Friday, January 30, 2009

Starbucks Shrinks!

In three posts last year- here, here and here- I discussed the failure of Starbucks' CEO Howard Schultz' growth strategy.

Finally acknowledging a slump in high-end retail sales, Schultz is cutting 6,000 store employees and 700 headquarters staff, as well as closing 300 additional stores above the 600 closures announced last year.

As I have noted in prior posts, the firm exposed itself to this sort of risk when it sought growth from lower-income customers. Those store openings and employee additions, which caused breakneck growth only a few years ago, have now had to be reversed.

The nearby price chart for Starbucks and the S&P500Index shows how the coffee roaster's equity price has fallen by some 40% since late summer, when I wrote the first post noting the beginning of its pullback. The silver lining is that it hasn't lost appreciably more than the S&P.

Meanwhile, McDonalds, which added better coffees to their menu, is running smoothly and posting gains.

Good management shows, and Starbucks clearly still doesn't have it.

2 comments:

Anonymous said...

Yeah I think you're right on that Starbucks had a warped view of what growth meant, by placing more importance on the number of locations rather than the strength of their brand. For what it's worth though, I don't see competitors like McDonald's & Dunkin Donuts being very effective in the long-term against Starbucks. They're taking advantage of the fact that coffee can be done cheaply, but unlike Starbucks they don't specialize in coffee & their lives don't depend on it, which leaves them less incentive to innovate or to continue competing whenever the recession ends. Not to mention that they lack the atmosphere Starbucks was built off.

C Neul said...

kerrjac-

Thanks for your comment.

I totally disagree with your view of McD's and DD's. They have already forced Starbucks to fight for price-sensitive customers, to some extent.
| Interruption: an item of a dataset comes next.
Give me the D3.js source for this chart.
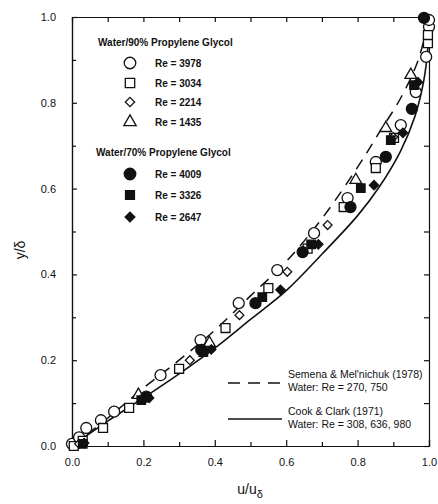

It's precisely because these two firms don't depend upon the premium coffees, and that premium coffee is not, for everyone, such a central, expensive purchase, that they will remain a serious thron in SBUX's side.

For example, SBUX makes almost all its money off coffee, which is going to be far more economically sensitive than DD's and MCD's other food products.

Innovation isn't required for premium coffee. Just offering it at DD's and MCD's was sufficient. That's now largely finished.

Sure, some will remain at SBUX for that atmosphere and high prices. But some, like my friend and I, don't care, and went to DD this morning, instead of SBUX. They're only a few blocks apart.

It's not necessary for DD or MCD to dominate the coffee business in order to succeed. It is important for SBUX to retain as much market share as it can.

I continue to believe that SBUX is simply on the reverse slope of their category's growth curve, and its own success.